Cycling to work in middle age dramatically reduces the risk of suffering a heart attack in later life, a major study reveals. As little as 30 minutes a week has a marked effect on the chance of developing coronary heart disease over the next 20 years, researchers found. The Danish study, which recruited 45,000 people aged between 50 and 65, and then tracked them over the next two decades, revealed that consistent exercise has a huge impact on health – especially done as part of a routine.
People who consistently spent 90 minutes on their bike a week were 24 per cent less likely to develop angina or have a heart attack. And those who spent half an hour cycling a week – even as a leisure activity – had a 16 per cent reduced risk. The NHS advises that people do 150 minutes of moderate exercise a week, such as walking or cycling, or 75 minutes of strenuous exercise such as running or playing football. But four out of five Britons fail to achieve the target, fuelling an epidemic of obesity and diabetes.
Public health experts are now increasingly encouraging people to take up activities that they can weave into their daily routine. Many people are intimidated by gyms and strenuous fitness programmes, and experts are instead shifting their focus to get people to build in more moderate exercise that they will not give up on.
Walking or cycling as part of the daily commute – or other regular activities such as walking the dog – is considered an ideal way to persuade people to exercise consistently. Study leader Dr Anders Grøntved of the University of Southern Denmark said, ‘Finding time for exercise can be challenging for many people, so clinicians working in the field of cardiovascular risk prevention should consider promoting cycling as a mode of transportation.’
His research team, who published their findings in the Circulation medical journal, monitored the 45,000 volunteers between 1993 and 2013. In all, there were 2,892 heart attacks over the 20 years. The authors calculated that 7 per cent of all heart attacks could have been averted by taking up cycling and keeping it up on a regular basis. Those who commuted to work by bicycle were up to 19 per cent less likely to develop coronary heart disease, they found.
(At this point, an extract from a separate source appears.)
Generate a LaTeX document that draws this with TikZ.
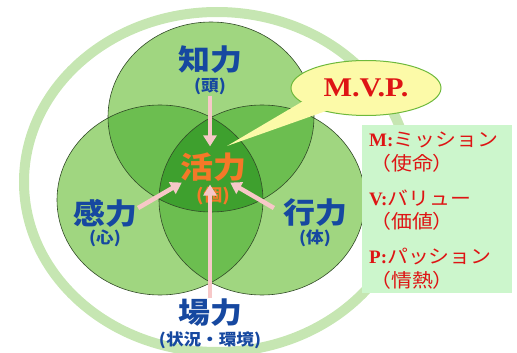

But people who took up biking during the first five years of the study had about a 24 percent lower risk of developing heart disease, compared with those who took up the activity later on.
Researcher Dr Kim Blond said, “Because recreational and commuter biking is an easy way to make physical activity part of one’s routine in a non-structured and informal fashion, based on the results, public health authorities, governments and employers ought to consider initiatives that promote bicycle riding as a way to support large-scale cardiovascular disease prevention efforts.’
A second study, published in the Journal of the American Heart Association, found that middle-aged and elderly adults who biked to work were less likely than non-bikers to be obese, have high cholesterol, high blood pressure or pre-diabetes. That study, led by Lund University in Sweden, followed more than 20,000 people in their 40s, 50s and 60s over 10 years. They found that active commuters were 15 per cent less likely to be obese, 13 per cent less likely have high blood pressure, 15 per cent less likely to have high cholesterol and 12 per cent less likely to have pre-diabetes or diabetes.